En droit civil, les associations de personnes sont régies par des lois. Dans un pays qui se veut démocratique, la nyakurisation est en fait un vol, une violation de loi, où un associé crée une organisation pirate, s’accapare du patrimoine de l’organisation originelle, et usurpe sa place auprès de ses partenaires. Quand on est associé, on doit suivre les règles de partage des patrimoines mais aussi des dettes au moment de la séparation. C’est d’ailleurs ce qui se fait en cas de divorce dans un Etat de droit. Personne ne peut dire « je divorce, et je prends les enfants, la maison et tout le patrimoine et je ne rembourserai plus de dette ». Lorsqu’il y a divorce la loi prévoit sur le sort des enfants, le partage du patrimoine entre l’homme et la femme et ceci dans l’intérêt des anciens conjoints. Actuellement au Burundi sous le règne du tandem CNDD-FDD-UPRONA, c’est la loi de la jungle qui prévaut.
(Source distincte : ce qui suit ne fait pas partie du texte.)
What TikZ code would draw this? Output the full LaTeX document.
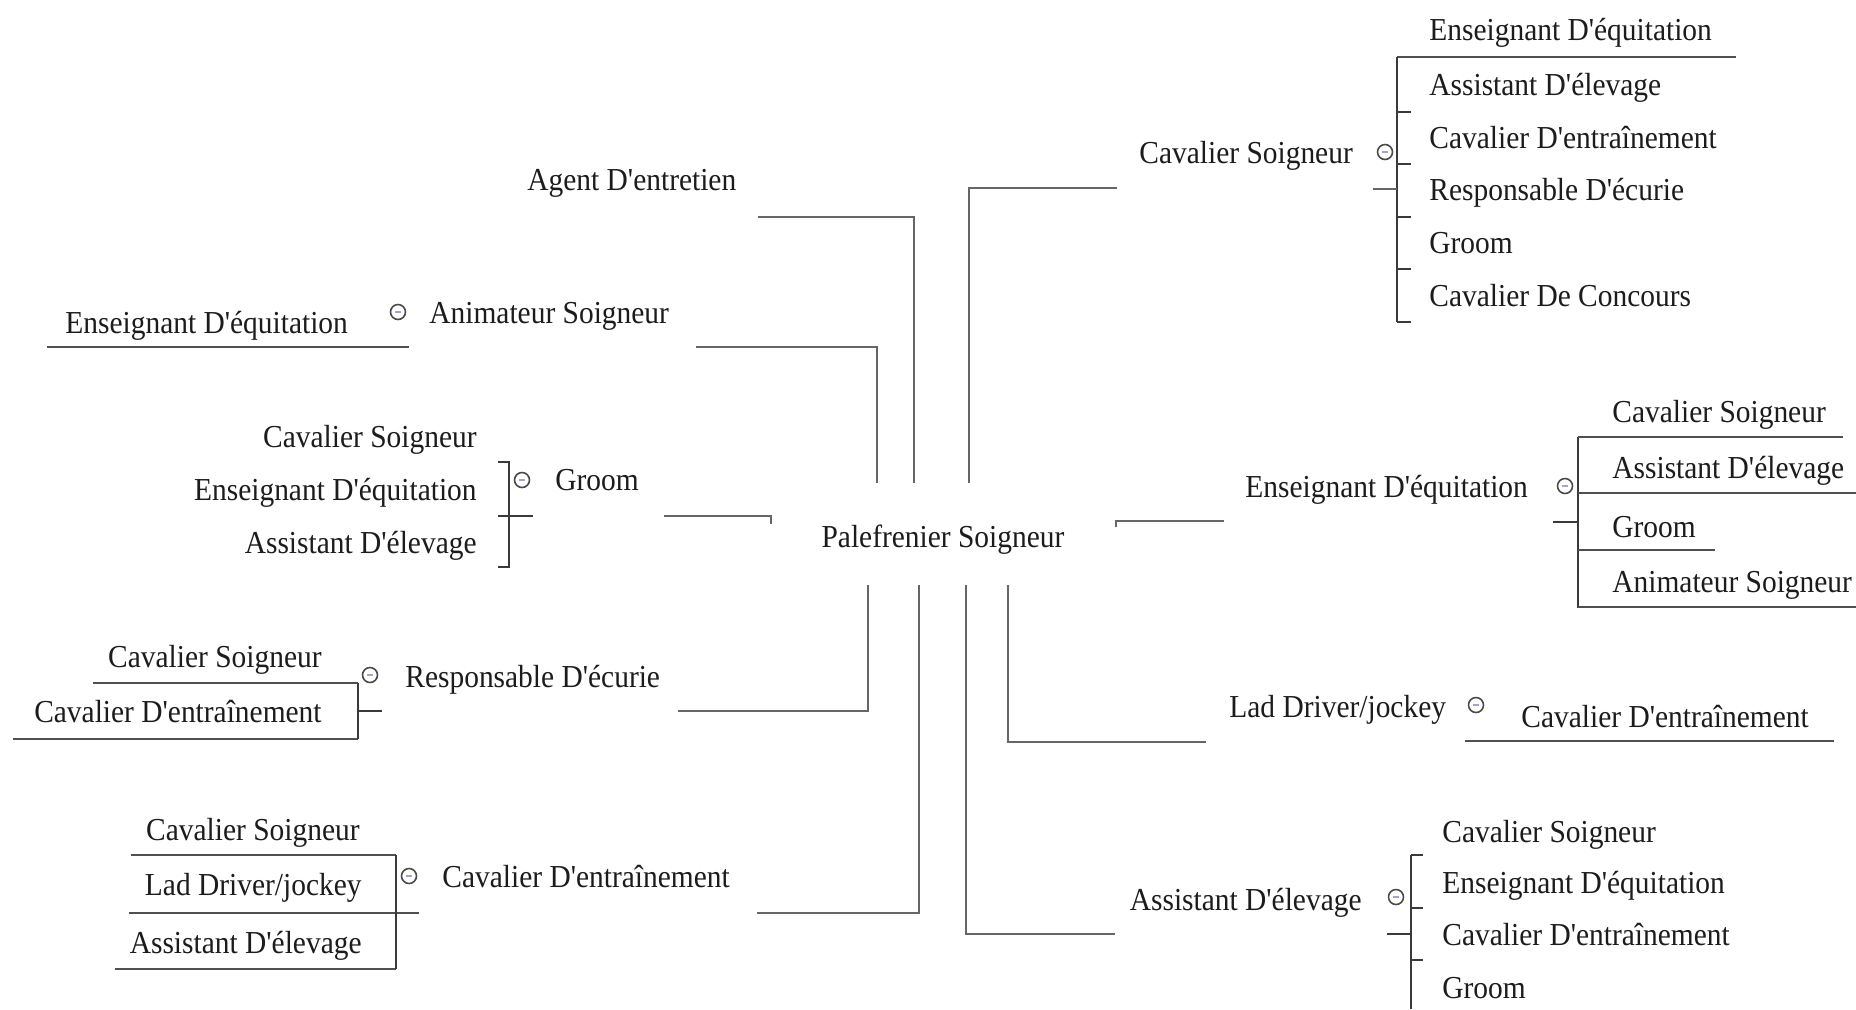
\documentclass[tikz,border=0pt]{standalone}
\usepackage{fontspec}
\newfontfamily\nf{Liberation Serif}[FakeStretch=0.92]
\definecolor{txt}{HTML}{1C1C1C}
\definecolor{connc}{HTML}{666666}
\definecolor{brkc}{HTML}{3A3A3A}
\definecolor{ulc}{HTML}{505050}
\definecolor{togc}{HTML}{4A4A4A}
\definecolor{dashc}{HTML}{9EA4D6}
\begin{document}
\begin{tikzpicture}[x=0.5pt,y=-0.5pt,
  lbl/.style={inner sep=0pt, font=\nf\fontsize{16}{18}\selectfont, text=txt},
  conn/.style={draw=connc, line width=1.2pt},
  brk/.style={draw=brkc, line width=0.8pt},
  ul/.style={draw=ulc, line width=0.9pt},
  tog/.style={circle, draw=togc, line width=0.8pt, fill=white, minimum size=7.5pt, inner sep=0pt,
    path picture={\draw[dashc, line width=1pt] ([xshift=-1.6pt]path picture bounding box.center) -- ([xshift=1.6pt]path picture bounding box.center);}}]
\fill[white] (0,0) rectangle (1856,1009);
\useasboundingbox (0,0) rectangle (1856,1009);

% centre
\node[lbl, anchor=base] (c) at (943,547) {Palefrenier Soigneur};
\coordinate (cAn) at (877,483);
\coordinate (cAg) at (914,483);
\coordinate (cCS) at (969,483);
\coordinate (cGr) at (771,524);
\coordinate (cEn) at (1116,527);
\coordinate (cRe) at (868,585);
\coordinate (cCE) at (919,585);
\coordinate (cAs) at (966,585);
\coordinate (cLa) at (1008,585);

% ---------- Agent D'entretien
\node[lbl, anchor=base west] (agent) at (527,190) {Agent D'entretien};
\coordinate (agE) at (758,217);
\draw[conn] (cAg) |- (agE);

% ---------- Animateur Soigneur (left)
\node[lbl, anchor=base west] (anim) at (429,323) {Animateur Soigneur};
\node[tog] (animT) at (398,312) {};
\coordinate (anE) at (696,347);
\draw[conn] (cAn) |- (anE);
\node[lbl, anchor=base west] (animC1) at (65,333) {Enseignant D'équitation};
\coordinate (anU1) at (47,347);
\coordinate (anU2) at (409,347);
\draw[ul] (anU1) -- (anU2);

% ---------- Groom (left)
\node[lbl, anchor=base west] (groomL) at (555,490) {Groom};
\node[tog] (groomT) at (522,480) {};
\coordinate (grE) at (664,516);
\draw[conn] (cGr) |- (grE);
\draw[brk] (498,462) -- (509,462) -- (509,567) -- (498,567);
\draw[brk] (498,516) -- (533,516);
\node[lbl, anchor=base east] (grC1) at (477,447) {Cavalier Soigneur};
\node[lbl, anchor=base east] (grC2) at (477,500) {Enseignant D'équitation};
\node[lbl, anchor=base east] (grC3) at (477,553) {Assistant D'élevage};

% ---------- Responsable D'écurie (left)
\node[lbl, anchor=base west] (resp) at (405,687) {Responsable D'écurie};
\node[tog] (respT) at (370,675) {};
\coordinate (reE) at (678,711);
\draw[conn] (cRe) |- (reE);
\draw[ul] (93,683) -- (358,683);
\draw[ul] (13,739) -- (358,739);
\draw[brk] (358,683) -- (358,739);
\draw[brk] (358,711) -- (382,711);
\node[lbl, anchor=base east] (reC1) at (322,667) {Cavalier Soigneur};
\node[lbl, anchor=base east] (reC2) at (322,722) {Cavalier D'entraînement};

% ---------- Cavalier D'entraînement (left)
\node[lbl, anchor=base west] (cavE) at (442,887) {Cavalier D'entraînement};
\node[tog] (cavET) at (409,876) {};
\coordinate (ceE) at (757,913);
\draw[conn] (cCE) |- (ceE);
\draw[ul] (131,855) -- (396,855);
\draw[ul] (129,913) -- (419,913);
\draw[ul] (115,969) -- (396,969);
\draw[brk] (396,855) -- (396,969);
\node[lbl, anchor=base east] (ceC1) at (360,840) {Cavalier Soigneur};
\node[lbl, anchor=base east] (ceC2) at (362,895) {Lad Driver/jockey};
\node[lbl, anchor=base east] (ceC3) at (362,953) {Assistant D'élevage};

% ---------- Cavalier Soigneur (right)
\node[lbl, anchor=base west] (cavS) at (1139,163) {Cavalier Soigneur};
\node[tog] (cavST) at (1385,152) {};
\coordinate (csE) at (1117,188);
\draw[conn] (cCS) |- (csE);
\draw[ul] (1397,57) -- (1736,57);
\draw[brk] (1397,57) -- (1397,322);
\foreach \yy in {112,164,217,269,322} \draw[brk] (1397,\yy) -- (1411,\yy);
\draw[conn] (1373,189) -- (1397,189);
\node[lbl, anchor=base west] (csC1) at (1429,40) {Enseignant D'équitation};
\node[lbl, anchor=base west] (csC2) at (1429,95) {Assistant D'élevage};
\node[lbl, anchor=base west] (csC3) at (1429,148) {Cavalier D'entraînement};
\node[lbl, anchor=base west] (csC4) at (1429,200) {Responsable D'écurie};
\node[lbl, anchor=base west] (csC5) at (1429,253) {Groom};
\node[lbl, anchor=base west] (csC6) at (1429,306) {Cavalier De Concours};

% ---------- Enseignant D'équitation (right)
\node[lbl, anchor=base west] (ens) at (1245,497) {Enseignant D'équitation};
\node[tog] (ensT) at (1565,486) {};
\coordinate (enE) at (1224,521);
\draw[conn] (cEn) |- (enE);
\draw[brk] (1578,437) -- (1578,608);
\draw[brk] (1553,522) -- (1578,522);
\draw[ul] (1578,437) -- (1843,437);
\draw[ul] (1578,493) -- (1856,493);
\draw[ul] (1578,550) -- (1715,550);
\draw[ul] (1578,607) -- (1856,607);
\node[lbl, anchor=base west] (enC1) at (1612,422) {Cavalier Soigneur};
\node[lbl, anchor=base west] (enC2) at (1612,478) {Assistant D'élevage};
\node[lbl, anchor=base west] (enC3) at (1612,537) {Groom};
\node[lbl, anchor=base west] (enC4) at (1612,592) {Animateur Soigneur};

% ---------- Lad Driver/jockey (right)
\node[lbl, anchor=base west] (lad) at (1229,717) {Lad Driver/jockey};
\node[tog] (ladT) at (1476,705) {};
\coordinate (laE) at (1206,742);
\draw[conn] (cLa) |- (laE);
\node[lbl, anchor=base west] (laC1) at (1521,727) {Cavalier D'entraînement};
\draw[ul] (1465,741) -- (1834,741);

% ---------- Assistant D'élevage (right)
\node[lbl, anchor=base east] (asst) at (1362,910) {Assistant D'élevage};
\node[tog] (asstT) at (1396,897) {};
\coordinate (asE) at (1115,934);
\draw[conn] (cAs) |- (asE);
\draw[brk] (1411,855) -- (1411,1009);
\foreach \yy in {855,908,960} \draw[brk] (1411,\yy) -- (1423,\yy);
\draw[brk] (1387,934) -- (1411,934);
\node[lbl, anchor=base west] (asC1) at (1442,842) {Cavalier Soigneur};
\node[lbl, anchor=base west] (asC2) at (1442,893) {Enseignant D'équitation};
\node[lbl, anchor=base west] (asC3) at (1442,945) {Cavalier D'entraînement};
\node[lbl, anchor=base west] (asC4) at (1442,998) {Groom};
\end{tikzpicture}
\end{document}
L’histoire notera qu’au lieu de l’application des lois sur les partis politiques, sur la protection intellectuelle et politique, Pierre Nkurunziza a apporté la nyakurisation et le mobutisme, tous les deux étant les enfants ainés de la corruption. La plupart des burundais parlent de la démocratie, mais se rendent compte que les esprits putschistes n’ont pas changé.

Manipuler ou prendre le nom, les symboles d’une organisation est une infraction qui devrait être punie par la loi.

Aujourd’hui la nyakurisation est devenue une arme antidémocratique que les partis au pouvoir utilisent contre l’opposition. C’est pour cela que le futur médiateur devrait régler à l’amiable les contentieux sur les usurpations de la propriété tant matérielle qu’intellectuelle que les partis au pouvoir ont opérées au détriment des partis d’opposition.

Il faudra aussi mettre sur pied une loi sur la protection intellectuelle des personnes physiques et morales pour protéger les auteurs contre les actes de piraterie politique  et intellectuelle.

Tout compte fait, il est important de noter ici qu’aussi distractive qu’elle soit, la nyakurisation est un exercice futile pour le parti au pouvoir. Elle ne touche en rien les problèmes que les organisations originelles cherchent à résoudre et que le parti au pouvoir cherche à escamoter. En  créant les partis dits nyakuri, le CNDD-FDD se crée des alliés qui ne sont en fait que des carcans vides, et les partis originels poursuivent leur combat politique pour la résolution des vrais problèmes auxquels la population fait face. Ce juste combat se termine toujours par la victoire du bien et la défaite du mal.